* _RECORD EXCERPTS_
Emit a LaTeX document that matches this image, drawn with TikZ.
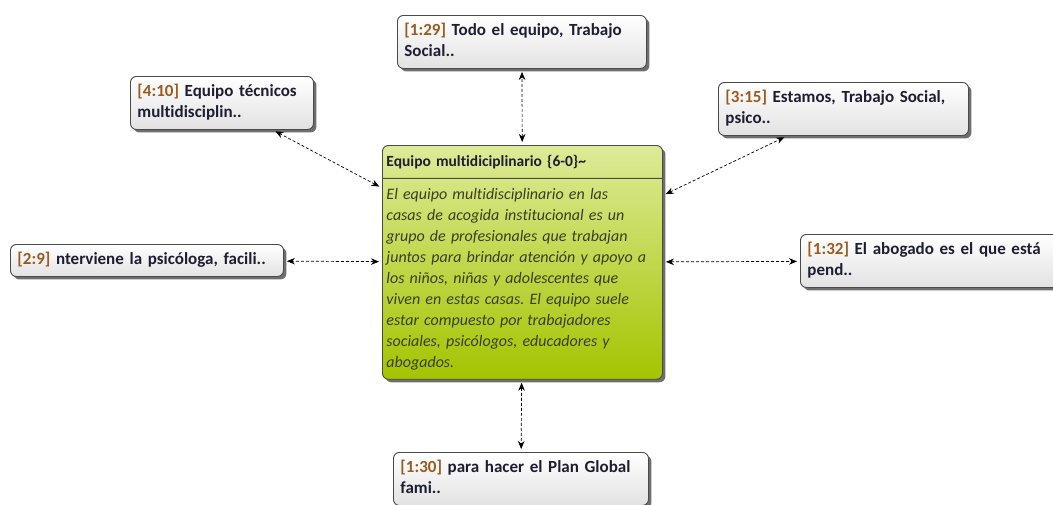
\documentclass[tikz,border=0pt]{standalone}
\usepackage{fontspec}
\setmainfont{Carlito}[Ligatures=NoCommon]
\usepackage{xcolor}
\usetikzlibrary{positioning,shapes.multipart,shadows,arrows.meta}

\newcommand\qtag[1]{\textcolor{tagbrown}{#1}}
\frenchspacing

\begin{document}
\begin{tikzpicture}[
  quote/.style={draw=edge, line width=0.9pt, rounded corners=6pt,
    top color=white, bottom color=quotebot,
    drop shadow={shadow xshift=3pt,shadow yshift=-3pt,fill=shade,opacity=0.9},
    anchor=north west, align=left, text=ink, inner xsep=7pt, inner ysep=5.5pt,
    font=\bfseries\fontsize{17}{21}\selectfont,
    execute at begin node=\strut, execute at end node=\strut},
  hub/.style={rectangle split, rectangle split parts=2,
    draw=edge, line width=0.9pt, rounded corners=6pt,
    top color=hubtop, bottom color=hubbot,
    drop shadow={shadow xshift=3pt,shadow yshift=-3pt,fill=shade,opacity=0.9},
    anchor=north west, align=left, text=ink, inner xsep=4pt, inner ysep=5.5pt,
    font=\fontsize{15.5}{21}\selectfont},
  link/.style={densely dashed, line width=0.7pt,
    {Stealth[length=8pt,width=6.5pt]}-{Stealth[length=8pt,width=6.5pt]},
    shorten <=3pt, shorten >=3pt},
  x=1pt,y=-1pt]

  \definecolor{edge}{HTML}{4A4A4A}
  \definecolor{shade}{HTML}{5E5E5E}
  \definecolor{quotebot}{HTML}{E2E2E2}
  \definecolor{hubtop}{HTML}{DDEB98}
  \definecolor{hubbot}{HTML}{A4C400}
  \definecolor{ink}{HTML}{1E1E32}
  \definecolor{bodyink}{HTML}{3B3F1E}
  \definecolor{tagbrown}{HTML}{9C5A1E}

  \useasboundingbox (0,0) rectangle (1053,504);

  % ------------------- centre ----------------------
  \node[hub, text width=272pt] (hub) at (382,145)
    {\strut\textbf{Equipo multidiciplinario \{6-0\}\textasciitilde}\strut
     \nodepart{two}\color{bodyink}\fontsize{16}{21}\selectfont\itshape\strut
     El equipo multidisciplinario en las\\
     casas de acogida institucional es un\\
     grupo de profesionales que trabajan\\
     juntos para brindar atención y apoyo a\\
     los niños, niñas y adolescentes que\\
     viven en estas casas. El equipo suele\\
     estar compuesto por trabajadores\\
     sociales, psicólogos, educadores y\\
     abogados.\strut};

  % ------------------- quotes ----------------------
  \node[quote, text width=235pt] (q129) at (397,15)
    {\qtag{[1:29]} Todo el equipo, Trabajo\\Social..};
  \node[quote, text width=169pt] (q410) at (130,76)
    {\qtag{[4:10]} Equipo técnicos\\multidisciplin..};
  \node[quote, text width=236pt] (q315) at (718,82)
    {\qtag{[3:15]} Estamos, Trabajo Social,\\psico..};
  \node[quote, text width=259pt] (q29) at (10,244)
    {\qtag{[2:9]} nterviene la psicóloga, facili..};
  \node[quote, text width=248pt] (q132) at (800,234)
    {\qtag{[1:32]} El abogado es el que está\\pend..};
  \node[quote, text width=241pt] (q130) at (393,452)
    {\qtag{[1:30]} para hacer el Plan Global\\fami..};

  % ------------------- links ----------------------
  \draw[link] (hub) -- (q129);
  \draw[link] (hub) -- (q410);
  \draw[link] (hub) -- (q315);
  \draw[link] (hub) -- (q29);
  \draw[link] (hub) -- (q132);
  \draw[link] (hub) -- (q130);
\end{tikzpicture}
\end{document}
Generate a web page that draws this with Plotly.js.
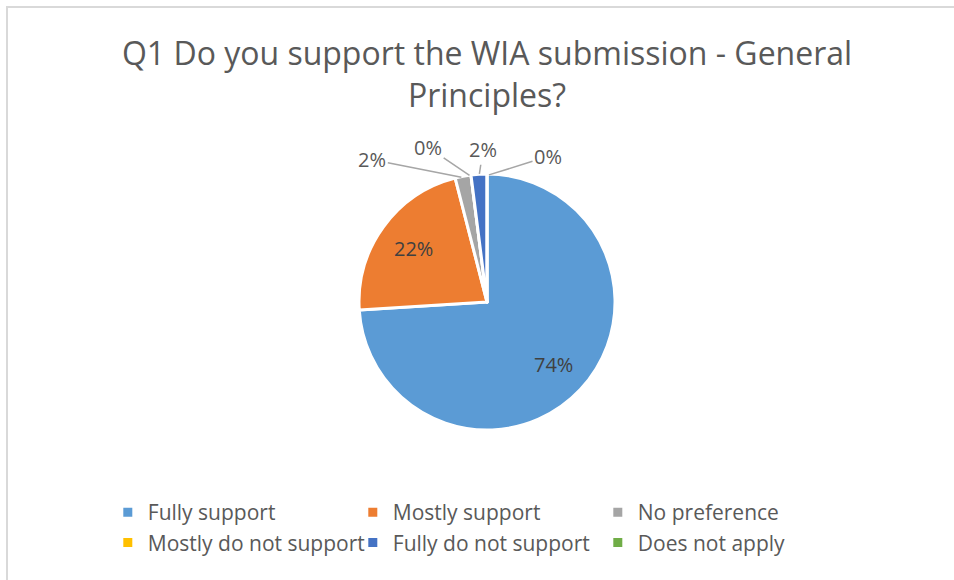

* _TASK GOAL_
From start to finish, output the listing exactly, but omit its pictures.

* _RIGHT ANSWER_
Emit a LaTeX document that matches this image, drawn with TikZ.
\documentclass[tikz,border=0pt]{standalone}
\usepackage{fontspec}
\setmainfont{Carlito}[Ligatures=NoCommon]
\usepackage{xcolor}
\usetikzlibrary{positioning,shapes.multipart,shadows,arrows.meta}

\newcommand\qtag[1]{\textcolor{tagbrown}{#1}}
\frenchspacing

\begin{document}
\begin{tikzpicture}[
  quote/.style={draw=edge, line width=0.9pt, rounded corners=6pt,
    top color=white, bottom color=quotebot,
    drop shadow={shadow xshift=3pt,shadow yshift=-3pt,fill=shade,opacity=0.9},
    anchor=north west, align=left, text=ink, inner xsep=7pt, inner ysep=5.5pt,
    font=\bfseries\fontsize{17}{21}\selectfont,
    execute at begin node=\strut, execute at end node=\strut},
  hub/.style={rectangle split, rectangle split parts=2,
    draw=edge, line width=0.9pt, rounded corners=6pt,
    top color=hubtop, bottom color=hubbot,
    drop shadow={shadow xshift=3pt,shadow yshift=-3pt,fill=shade,opacity=0.9},
    anchor=north west, align=left, text=ink, inner xsep=4pt, inner ysep=5.5pt,
    font=\fontsize{15.5}{21}\selectfont},
  link/.style={densely dashed, line width=0.7pt,
    {Stealth[length=8pt,width=6.5pt]}-{Stealth[length=8pt,width=6.5pt]},
    shorten <=3pt, shorten >=3pt},
  x=1pt,y=-1pt]

  \definecolor{edge}{HTML}{4A4A4A}
  \definecolor{shade}{HTML}{5E5E5E}
  \definecolor{quotebot}{HTML}{E2E2E2}
  \definecolor{hubtop}{HTML}{DDEB98}
  \definecolor{hubbot}{HTML}{A4C400}
  \definecolor{ink}{HTML}{1E1E32}
  \definecolor{bodyink}{HTML}{3B3F1E}
  \definecolor{tagbrown}{HTML}{9C5A1E}

  \useasboundingbox (0,0) rectangle (1053,504);

  % ------------------- centre ----------------------
  \node[hub, text width=272pt] (hub) at (382,145)
    {\strut\textbf{Equipo multidiciplinario \{6-0\}\textasciitilde}\strut
     \nodepart{two}\color{bodyink}\fontsize{16}{21}\selectfont\itshape\strut
     El equipo multidisciplinario en las\\
     casas de acogida institucional es un\\
     grupo de profesionales que trabajan\\
     juntos para brindar atención y apoyo a\\
     los niños, niñas y adolescentes que\\
     viven en estas casas. El equipo suele\\
     estar compuesto por trabajadores\\
     sociales, psicólogos, educadores y\\
     abogados.\strut};

  % ------------------- quotes ----------------------
  \node[quote, text width=235pt] (q129) at (397,15)
    {\qtag{[1:29]} Todo el equipo, Trabajo\\Social..};
  \node[quote, text width=169pt] (q410) at (130,76)
    {\qtag{[4:10]} Equipo técnicos\\multidisciplin..};
  \node[quote, text width=236pt] (q315) at (718,82)
    {\qtag{[3:15]} Estamos, Trabajo Social,\\psico..};
  \node[quote, text width=259pt] (q29) at (10,244)
    {\qtag{[2:9]} nterviene la psicóloga, facili..};
  \node[quote, text width=248pt] (q132) at (800,234)
    {\qtag{[1:32]} El abogado es el que está\\pend..};
  \node[quote, text width=241pt] (q130) at (393,452)
    {\qtag{[1:30]} para hacer el Plan Global\\fami..};

  % ------------------- links ----------------------
  \draw[link] (hub) -- (q129);
  \draw[link] (hub) -- (q410);
  \draw[link] (hub) -- (q315);
  \draw[link] (hub) -- (q29);
  \draw[link] (hub) -- (q132);
  \draw[link] (hub) -- (q130);
\end{tikzpicture}
\end{document}
Generate a web page that draws this with Plotly.js.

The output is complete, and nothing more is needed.